Eligible Passive Companies and SBA Loans
According to the SBA, an eligible passive company (EPC) is a firm that leases real estate or other property to an operating company (OC) for its' use. In general, the SBA does not approve loans for passive companies that own real estate or other assets, however, eligible passive companies are an exception to that rule, provided that they use the proceeds of an SBA loan to "acquire or lease, and/or improve or renovate, real or personal property (including eligible refinancing)." EPC rules typically apply to all forms of SBA loans, including SBA 7(a) loans, SBA Express Loans, and SBA 504 loans, as well as loans issued under the EIDL and PPP loan programs.
Applications of the EPC Rules to the SBA Loans
In most situations, the operating company and the eligible passive company must be a co-borrower or guarantor of the SBA loan. Further, the active operating company can be allocated part of the loan proceeds, while the eligible passive company can be allocated the rest. In many cases, the passive firm will purchase and improve property that it can then lease to the active firm. The EPC and OC can also purchase other types of assets, such as company stock (for instance, to buy out a partner), or IP, such as trademarks or copyrights, to expand their business operations.
Other Eligible Passive Company Requirements for SBA Borrowers
In addition to the above requirements for an SBA loan to fund an EPC, there are a few other requirements that SBA borrowers should generally keep in mind. These include:
- Company Size and Eligibility: Both the EPC and OC (operating company) must adhere to SBA size and eligibility standards (i.e. both must not have more than a certain amount of employees and a certain amount of revenue, and must not be engaged in prohibited business activities).
- Borrower Guarantee: All borrowers who have a 20% or more stake in either the EPC or the OC need to guarantee the loan. The SBA or the lender may also require additional individuals or entities with a less than 20% interest in the EPC or OC to guarantee the loan, should it be deemed that a greater amount of "security" be required to close the deal to the SBA's and the lender's satisfaction.
- Trust Rules: If EPC assets are held in a trust, the SBA will generally require specific security guarantees, including requiring that the trustee can actively manage assets, borrowing funds, and is legally allowed to lease the property to the OC. The trustee also needs to be able to provide a full and complete list of all trustors and donors to the trust (i.e the trust cannot be used to conceal information from the SBA or the lender).
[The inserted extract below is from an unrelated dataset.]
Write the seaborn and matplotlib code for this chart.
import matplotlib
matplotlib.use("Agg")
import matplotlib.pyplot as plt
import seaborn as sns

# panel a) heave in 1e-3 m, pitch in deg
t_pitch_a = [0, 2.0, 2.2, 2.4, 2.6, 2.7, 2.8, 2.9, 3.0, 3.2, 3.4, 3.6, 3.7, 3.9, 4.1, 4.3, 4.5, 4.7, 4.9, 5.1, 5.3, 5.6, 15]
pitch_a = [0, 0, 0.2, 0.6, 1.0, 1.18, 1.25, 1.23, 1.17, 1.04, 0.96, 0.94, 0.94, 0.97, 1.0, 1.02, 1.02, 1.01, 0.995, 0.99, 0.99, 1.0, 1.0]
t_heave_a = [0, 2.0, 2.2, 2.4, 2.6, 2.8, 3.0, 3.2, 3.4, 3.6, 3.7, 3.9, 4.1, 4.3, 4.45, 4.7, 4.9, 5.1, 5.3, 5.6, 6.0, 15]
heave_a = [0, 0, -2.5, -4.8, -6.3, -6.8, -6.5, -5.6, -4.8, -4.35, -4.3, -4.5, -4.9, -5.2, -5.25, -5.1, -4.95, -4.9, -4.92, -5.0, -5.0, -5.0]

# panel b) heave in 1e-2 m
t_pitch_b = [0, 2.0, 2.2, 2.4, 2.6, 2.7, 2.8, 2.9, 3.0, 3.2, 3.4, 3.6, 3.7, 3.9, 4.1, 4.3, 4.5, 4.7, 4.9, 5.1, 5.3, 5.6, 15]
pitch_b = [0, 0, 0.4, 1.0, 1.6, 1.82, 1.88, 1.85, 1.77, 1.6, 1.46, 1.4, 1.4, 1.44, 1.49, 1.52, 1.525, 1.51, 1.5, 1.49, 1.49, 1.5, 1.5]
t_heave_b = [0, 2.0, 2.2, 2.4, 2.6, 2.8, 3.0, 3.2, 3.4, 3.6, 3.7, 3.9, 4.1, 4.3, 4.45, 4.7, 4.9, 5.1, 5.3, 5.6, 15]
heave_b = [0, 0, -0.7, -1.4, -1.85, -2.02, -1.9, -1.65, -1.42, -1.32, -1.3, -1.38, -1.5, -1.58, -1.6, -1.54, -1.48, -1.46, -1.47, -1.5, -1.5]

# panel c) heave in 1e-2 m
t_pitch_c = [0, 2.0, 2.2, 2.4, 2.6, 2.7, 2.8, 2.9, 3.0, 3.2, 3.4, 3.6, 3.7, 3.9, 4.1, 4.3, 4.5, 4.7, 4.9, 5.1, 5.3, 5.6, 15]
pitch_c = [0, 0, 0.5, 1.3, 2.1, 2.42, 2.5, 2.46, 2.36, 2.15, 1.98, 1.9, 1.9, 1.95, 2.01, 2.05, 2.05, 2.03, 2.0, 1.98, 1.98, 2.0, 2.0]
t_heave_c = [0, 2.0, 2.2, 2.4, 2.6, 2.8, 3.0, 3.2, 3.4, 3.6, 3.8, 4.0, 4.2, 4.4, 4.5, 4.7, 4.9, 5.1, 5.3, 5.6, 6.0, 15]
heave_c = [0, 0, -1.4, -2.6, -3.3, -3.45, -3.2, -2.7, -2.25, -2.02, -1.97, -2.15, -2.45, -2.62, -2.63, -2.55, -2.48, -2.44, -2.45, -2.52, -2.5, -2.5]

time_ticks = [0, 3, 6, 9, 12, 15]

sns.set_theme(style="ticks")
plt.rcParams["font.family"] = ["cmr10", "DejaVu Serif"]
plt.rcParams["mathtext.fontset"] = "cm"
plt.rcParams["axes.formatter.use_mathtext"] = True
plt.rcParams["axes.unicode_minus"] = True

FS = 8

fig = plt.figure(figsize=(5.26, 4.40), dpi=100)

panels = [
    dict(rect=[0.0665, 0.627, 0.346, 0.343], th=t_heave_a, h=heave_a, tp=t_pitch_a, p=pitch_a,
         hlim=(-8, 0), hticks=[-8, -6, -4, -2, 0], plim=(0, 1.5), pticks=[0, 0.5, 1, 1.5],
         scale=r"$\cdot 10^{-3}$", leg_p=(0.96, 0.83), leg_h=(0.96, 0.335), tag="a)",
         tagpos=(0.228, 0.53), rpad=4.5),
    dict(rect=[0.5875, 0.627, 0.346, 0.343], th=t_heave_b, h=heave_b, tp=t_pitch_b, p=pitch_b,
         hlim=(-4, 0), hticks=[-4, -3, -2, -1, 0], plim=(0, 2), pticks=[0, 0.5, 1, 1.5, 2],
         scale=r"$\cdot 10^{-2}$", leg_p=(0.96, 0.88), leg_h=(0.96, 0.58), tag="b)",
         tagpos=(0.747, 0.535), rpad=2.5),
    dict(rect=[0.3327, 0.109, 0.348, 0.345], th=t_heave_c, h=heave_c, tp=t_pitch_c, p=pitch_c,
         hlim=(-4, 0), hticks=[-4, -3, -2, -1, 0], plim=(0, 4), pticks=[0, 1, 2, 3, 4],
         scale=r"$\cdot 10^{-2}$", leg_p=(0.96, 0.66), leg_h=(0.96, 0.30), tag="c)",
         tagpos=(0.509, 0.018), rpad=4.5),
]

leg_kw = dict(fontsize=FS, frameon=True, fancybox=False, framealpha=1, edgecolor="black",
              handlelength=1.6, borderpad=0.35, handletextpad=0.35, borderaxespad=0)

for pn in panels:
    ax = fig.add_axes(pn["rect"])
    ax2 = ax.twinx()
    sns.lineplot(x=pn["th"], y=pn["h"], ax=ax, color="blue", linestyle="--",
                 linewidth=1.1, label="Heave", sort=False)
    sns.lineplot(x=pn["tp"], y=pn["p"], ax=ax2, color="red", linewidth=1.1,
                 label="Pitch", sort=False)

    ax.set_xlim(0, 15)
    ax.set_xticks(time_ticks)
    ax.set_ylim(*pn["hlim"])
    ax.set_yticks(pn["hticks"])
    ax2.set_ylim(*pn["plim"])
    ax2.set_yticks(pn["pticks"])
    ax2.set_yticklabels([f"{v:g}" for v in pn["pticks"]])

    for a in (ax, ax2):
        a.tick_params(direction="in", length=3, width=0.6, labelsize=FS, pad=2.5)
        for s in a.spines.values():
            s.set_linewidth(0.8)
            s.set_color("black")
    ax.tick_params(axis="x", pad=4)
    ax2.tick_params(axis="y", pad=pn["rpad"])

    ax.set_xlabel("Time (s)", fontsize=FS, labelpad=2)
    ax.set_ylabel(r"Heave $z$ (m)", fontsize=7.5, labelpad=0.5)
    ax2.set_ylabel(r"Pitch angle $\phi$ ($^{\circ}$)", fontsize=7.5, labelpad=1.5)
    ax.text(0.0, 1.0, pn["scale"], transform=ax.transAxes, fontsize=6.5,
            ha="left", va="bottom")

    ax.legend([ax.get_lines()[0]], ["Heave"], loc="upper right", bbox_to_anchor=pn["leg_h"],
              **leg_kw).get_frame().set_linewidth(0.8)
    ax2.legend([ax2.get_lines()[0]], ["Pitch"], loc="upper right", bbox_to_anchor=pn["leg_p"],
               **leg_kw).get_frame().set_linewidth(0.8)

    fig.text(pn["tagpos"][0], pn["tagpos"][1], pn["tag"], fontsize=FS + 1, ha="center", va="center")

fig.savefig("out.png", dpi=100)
- Leasing Rules: In general, the lease between the operating company and the EPC needs to be clear, defined in writing, and also has to be subordinate to all SBA loans or security interests. Leasing or rental payments also may not be more than necessary to make regular payments to the SBA lender (plus EPC costs such as property management or maintenance).
- Leasing Duration: The lease between the OC and EPC must be at least as long, if not longer, than the actual duration of the SBA loan.
- Leasing Amount: In most cases, the EPC has to lease 100% of the property to the operating company, those some subleasing is allowed.